3. Staying Audit-Ready for DCAA Reviews
The DCAA focuses on internal controls, timekeeping and billing systems because they form the backbone of cost accountability in government contractors. If your documentation is incomplete or employees record time inconsistently, you risk triggering audit findings that can lead to disallowed costs or payment delays. The DCAA expects clear audit trails showing that every hour worked and every expense billed ties directly to a specific contract.
Maintain electronic audit trails and use accounting software designed to meet DCAA requirements. NeoSystems brings deep expertise in this area, offering pre-audit assessments, remediation support and guidance grounded in DCAA best practices. Its team helps you strengthen systems and ensure your accounting infrastructure can withstand the most rigorous audits.
4. Segregating Direct and Indirect Costs
Accurate cost segregation keeps billing precise and compliance spotless, which makes it one of the biggest accounting challenges for government contractors. Clearly separating direct and indirect costs allows you to bill clients correctly and stay compliant with FAR and DCAA standards.
For example, labor hours tied to a specific contract should be recorded as direct costs. At the same time, general materials or subcontractor expenses that support multiple projects belong in indirect pools. Misclassifying these can lead to audit issues, rejected invoices or lost revenue.
Set up a standardized chart-of-accounts mapping that clearly defines each cost category. Regular staff training also helps your team understand how to code expenses properly, which reduces errors and ensures your accounting system consistently meets government requirements.
5. Integrating Project Management and Accounting Systems
When project and accounting data live in separate systems, inefficiencies quickly pile up — manual data entry, duplicate work and reporting delays become everyday frustrations. These silos make it hard to see the full financial picture, often causing missed milestones, inaccurate cost tracking and compliance risks. Enterprise resource planning (ERP) integration becomes crucial in these situations. Unifying project management and accounting workflows can track costs, monitor progress and measure compliance metrics in one place.
Modern ERP platforms with built-in DCAA compliance and real-time visibility help you stay audit-ready while saving hours of administrative effort. NeoSystems has a proven track record in this area, seamlessly linking project data with accounting systems to reduce double work and ensure every transaction aligns with federal compliance requirements.
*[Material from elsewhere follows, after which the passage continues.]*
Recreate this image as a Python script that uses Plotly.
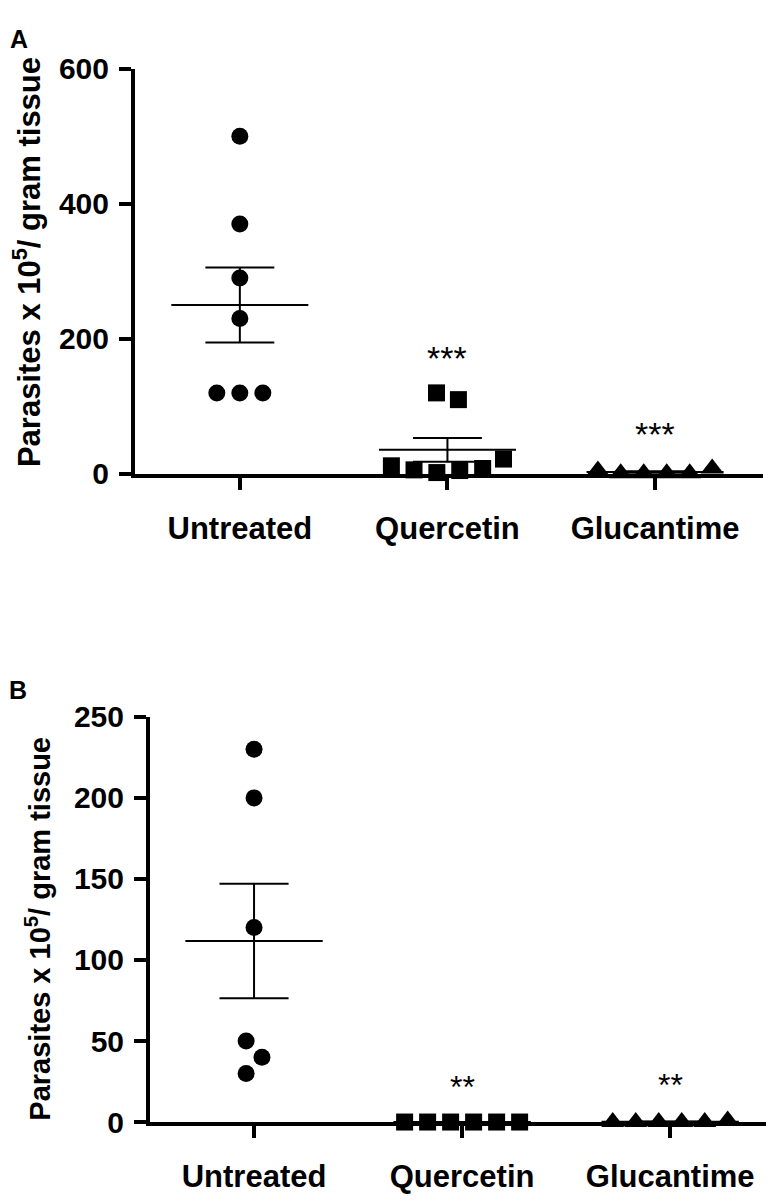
import numpy as np
import plotly.graph_objects as go

# ---------------- data ----------------
categories = ["Untreated", "Quercetin", "Glucantime"]
a_untreated = [500, 370, 290, 230, 120, 120, 120]
a_quercetin = [120, 110, 12, 6, 2, 5, 8, 22]
a_glucantime = [5, 1, 1, 1, 1, 8]
b_untreated = [230, 200, 120, 30, 50, 40]
b_quercetin = [0, 0, 0, 0, 0, 0]
b_glucantime = [0, 0, 0, 0, 0, 1]
a_ticks = [0, 200, 400, 600]
b_ticks = [0, 50, 100, 150, 200, 250]
a_signif = ["", "***", "***"]
b_signif = ["", "**", "**"]
y_title = "<b>Parasites x 10<sup>5</sup>/ gram tissue</b>"
panel_labels = ["A", "B"]

# ---------------- layout constants ----------------
W, H = 774, 1201
FONT = "Arial, Liberation Sans, Helvetica, sans-serif"
symbols = ["circle", "square", "triangle-up"]
sizes = [17, 17, 20]

panels = [
    dict(groups=[a_untreated, a_quercetin, a_glucantime], ticks=a_ticks, signif=a_signif,
         x_px=(127, 755), y_px=(462, 45), xrange=(0.495, 3.52), yrange=(0, 600),
         title_xy=(19, 244), title_size=31, star_size=34, letter_xy=(11, 14)),
    dict(groups=[b_untreated, b_quercetin, b_glucantime], ticks=b_ticks, signif=b_signif,
         x_px=(142, 760), y_px=(1129, 712), xrange=(0.5, 3.47), yrange=(0, 250),
         title_xy=(30, 930), title_size=29, star_size=32, letter_xy=(10, 684)),
]


def swarm(vals, ppu, upx, step=23.0, touch=17.0):
    """Simple beeswarm: points closer than `touch` px vertically share a row."""
    v = np.asarray(vals, float)
    order = np.argsort(v, kind="stable")
    clusters, cur = [], [order[0]]
    for i, j in zip(order[:-1], order[1:]):
        if (v[j] - v[i]) * ppu < touch:
            cur.append(j)
        else:
            clusters.append(cur)
            cur = [j]
    clusters.append(cur)
    off = np.zeros(len(v))
    for c in clusters:
        c = sorted(c)
        pos = [0.0]
        for a, b in zip(c[:-1], c[1:]):
            dy = abs(v[b] - v[a]) * ppu
            pos.append(pos[-1] + np.sqrt(max(step ** 2 - dy ** 2, 0.0)))
        mid = (pos[0] + pos[-1]) / 2
        for k, idx in enumerate(c):
            off[idx] = (pos[k] - mid) / upx
    return off


fig = go.Figure()
annotations = []

for p, pan in enumerate(panels):
    xa = "x" if p == 0 else "x2"
    ya = "y" if p == 0 else "y2"
    x0, x1 = pan["x_px"]
    yb, yt = pan["y_px"]
    upx = (x1 - x0) / (pan["xrange"][1] - pan["xrange"][0])
    ppu = (yb - yt) / (pan["yrange"][1] - pan["yrange"][0])

    for g, vals in enumerate(pan["groups"]):
        cx = g + 1
        v = np.asarray(vals, float)
        xs = cx + swarm(v, ppu, upx)
        m = v.mean()
        sem = v.std(ddof=1) / np.sqrt(len(v))
        hw, cw = 0.33, 0.166
        lx = [cx - hw, cx + hw, None, cx, cx, None,
              cx - cw, cx + cw, None, cx - cw, cx + cw]
        ly = [m, m, None, m - sem, m + sem, None,
              m + sem, m + sem, None, m - sem, m - sem]
        fig.add_trace(go.Scatter(x=lx, y=ly, mode="lines", xaxis=xa, yaxis=ya,
                                 line=dict(color="black", width=2),
                                 cliponaxis=False, hoverinfo="skip"))
        fig.add_trace(go.Scatter(x=xs, y=v, mode="markers", xaxis=xa, yaxis=ya,
                                 marker=dict(symbol=symbols[g], size=sizes[g], color="black",
                                             line=dict(width=0)),
                                 cliponaxis=False, hoverinfo="skip"))
        if pan["signif"][g]:
            annotations.append(dict(x=cx, y=v.max(), xref=xa, yref=ya, yshift=35,
                                    text=pan["signif"][g], showarrow=False,
                                    font=dict(family=FONT, size=pan["star_size"], color="black"),
                                    xanchor="center", yanchor="middle"))

    axis_common = dict(showline=True, linewidth=4, linecolor="black", ticks="outside",
                       ticklen=12, tickwidth=3.5, tickcolor="black", showgrid=False,
                       zeroline=False, mirror=False)
    fig.update_layout(**{
        ("xaxis" if p == 0 else "xaxis2"): dict(
            domain=[x0 / W, x1 / W], range=list(pan["xrange"]), tickvals=[1, 2, 3],
            ticktext=categories, anchor=ya, ticklabelstandoff=12,
            tickfont=dict(family=FONT, size=31, color="black", weight="bold"),
            **axis_common),
        ("yaxis" if p == 0 else "yaxis2"): dict(
            domain=[1 - yb / H, 1 - yt / H], range=list(pan["yrange"]),
            tickvals=pan["ticks"], anchor=xa, ticklabelstandoff=4,
            tickfont=dict(family=FONT, size=30, color="black", weight="bold"),
            **axis_common),
    })

    tx, ty = pan["title_xy"]
    annotations.append(dict(x=tx / W, y=1 - ty / H, xref="paper", yref="paper",
                            text=y_title, textangle=-90, showarrow=False,
                            font=dict(family=FONT, size=pan["title_size"], color="black"),
                            xanchor="center", yanchor="middle"))
    lx_, ly_ = pan["letter_xy"]
    annotations.append(dict(x=lx_ / W, y=1 - ly_ / H, xref="paper", yref="paper",
                            text="<b>%s</b>" % panel_labels[p], showarrow=False,
                            font=dict(family=FONT, size=25, color="black"),
                            xanchor="center", yanchor="middle"))

fig.update_layout(width=W, height=H, margin=dict(l=0, r=0, t=0, b=0),
                  paper_bgcolor="white", plot_bgcolor="white", showlegend=False,
                  annotations=annotations)

fig.write_html("out.html")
6. Handling Contract Modifications and Change Orders
Scope changes and contract extensions can easily throw off your revenue recognition and cost allocation, making them some of the trickiest accounting challenges for government contractors. When the project scope expands or timelines shift, you must revisit how you define performance obligations and distribute costs across your contracts. You risk underbilling or misreporting your financials if you don’t track incremental expenses like extra labor, materials or subcontractor work.
Always update your billing baselines to match the new terms and keep detailed records that support every adjustment. Strong project accounting practices are your best defense. They keep your data organized, ensure compliance and help avoid disputes or funding delays. Staying proactive and detail-oriented lets you control your financials no matter how much the contract evolves.
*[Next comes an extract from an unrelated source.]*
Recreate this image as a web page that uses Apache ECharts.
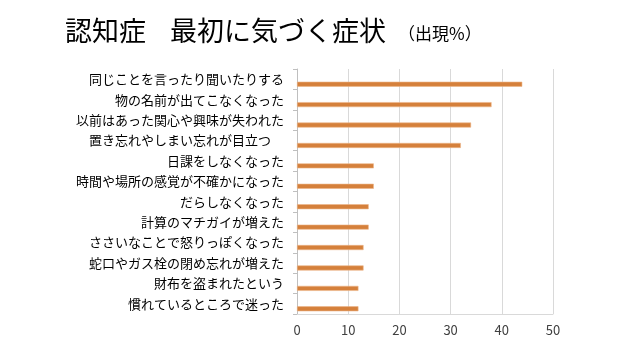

7. Training and Retention in Accounting Roles
The talent gap in government contract accounting is becoming a growing challenge, as experienced professionals are in high demand. When skilled accountants leave, you lose expertise, increase compliance risk and disrupt audit readiness. Inconsistent reporting and weakened internal controls often follow high turnover.
The best way to stay ahead is to invest in continuous professional education, industry certifications and structured mentorship programs that build long-term capability. NeoSystems helps close this gap by providing access to seasoned GovCon accounting professionals who bring extensive compliance knowledge and hands-on experience. Its teams receive ongoing training and apply robust internal controls, which ensure your accounting operations stay consistent and fully aligned with federal standards.
8. Applying Proper Revenue Recognition Methods
Applying ASC 606 is one of the toughest accounting challenges for government contractors because performance-based contracts rarely follow a simple billing schedule. Instead, you must recognize revenue based on how your team meets specific performance obligations. This becomes more complicated for multi-year projects, milestone-based payments or contracts with variable consideration.
Without careful documentation, it’s easy to run into reporting inconsistencies or audit red flags. The best solution is to align your accounting and project management teams. Collaborating to define and track performance obligations allows you to comply with ASC 606 and create a smoother path to accurate revenue recognition.
9. Adapting to Evolving Regulatory and Reporting Requirements
Federal reporting requirements constantly change, and keeping up with them is a persistent challenge for government contractors. Updates to Uniform Guidance and new expectations for SF-425 financial reports affect how you manage internal controls and prepare for audits. Each policy shift can change how you track spending, document compliance or present performance data to agencies.
To stay current, regularly monitor updates from the FAR Council and leading professional associations that track federal contracting trends. NeoSystems simplifies this process by maintaining a fully compliant infrastructure and continuously updating systems to reflect the latest regulations. Its proactive approach keeps clients ahead of compliance changes, reduces audit risks and ensures reporting stays accurate.
10. Maintaining Cash Flow Amid Delayed Payments
Lengthy approval cycles and slow invoice reviews can drain your working capital, especially when payments from government agencies take weeks or months to process. These delays strain cash flow and make covering payroll, materials and other ongoing project costs harder.
Consider implementing progress billing to collect payments as work milestones are completed, rather than waiting until the end of the contract. Automating your invoice submissions can also reduce administrative lag and the chance of errors that cause payment holdups. Beyond that, effective forecasting and contingency planning help you manage expenses, anticipate shortfalls and sustain operations during slower pay periods.
Building Strength Through Compliance and Strategy
Accounting for government contractors is as much about compliance as it is about gaining strategic insight to drive smarter business decisions. Overcoming the many accounting challenges for government contractors requires building systems that enhance visibility and long-term efficiency. Investing in modern accounting software, ongoing training and proactive audit preparation can strengthen compliance while turning your financial data into a tool for growth and performance.